Un veto systématique français entraînerait une crise sans précédent au sein de l’Union. Cette intransigeance donnerait aussi le coup de grâce aux relations franco-turques encore florissantes sur le terrain économique, alors même qu’Ankara s’affirme comme un acteur régional majeur. Paris comme Berlin espèrent convaincre la Turquie d’accepter un “partenariat privilégié” ancrant ce pays à l’UE sans pour autant l’intégrer. Dans cette logique, Paris a gelé l’ouverture des cinq chapitres – dont celui de la monnaie – impliquant une totale adhésion turque. Huit autres chapitres sont bloqués depuis deux ans sur décision des Vingt-Sept à cause du refus de la Turquie d’ouvrir ses ports et aéroports à la république de Chypre qu’elle ne reconnaît pas.
Le processus des négociations s’enlise donc de lui-même. Les Européens critiquent toujours plus ouvertement le ralentissement du rythme des réformes, même si le gouvernement de Recep Tayyip Erdogan, issu du mouvement islamiste au pouvoir depuis 2002, clame maintenant vouloir relancer le processus. Cette situation d’entre-deux arrange paradoxalement aussi bien les Turcs que les Européens. On renvoie le problème à plus tard. La Turquie aura alors encore plus changé et l’Union européenne aussi. C’est ce qui limite la portée des coups de menton de Sarkozy : l’adhésion se décidera à un moment où l’actuel président français aura très probablement été remplacé…
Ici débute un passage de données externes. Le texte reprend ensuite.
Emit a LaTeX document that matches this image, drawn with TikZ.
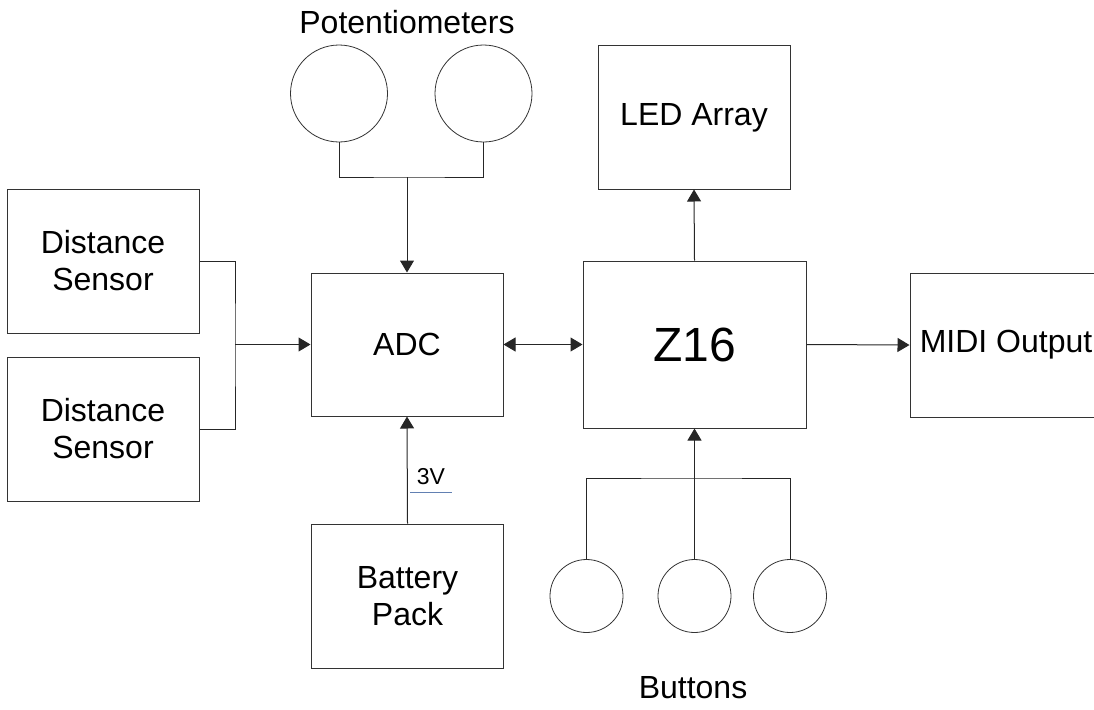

La polémique sur l’identité européenne de la Turquie est par ailleurs d’autant plus artificielle que ce pays est déjà pleinement en Europe. Economiquement, il l’est au travers de l’accord d’union douanière entré en vigueur en 1996. Pilier du flanc sud-est de l’Otan depuis cinquante ans, il l’est aussi sur le terrain de la défense. La Turquie est dans l’Eurovision comme dans les coupes européennes de football. Ankara fut aussi l’un des membres fondateurs du Conseil de l’Europe après la Seconde Guerre mondiale. Et cela fait maintenant cinquante ans qu’a commencé sa route vers ce qui est devenu l’Union européenne.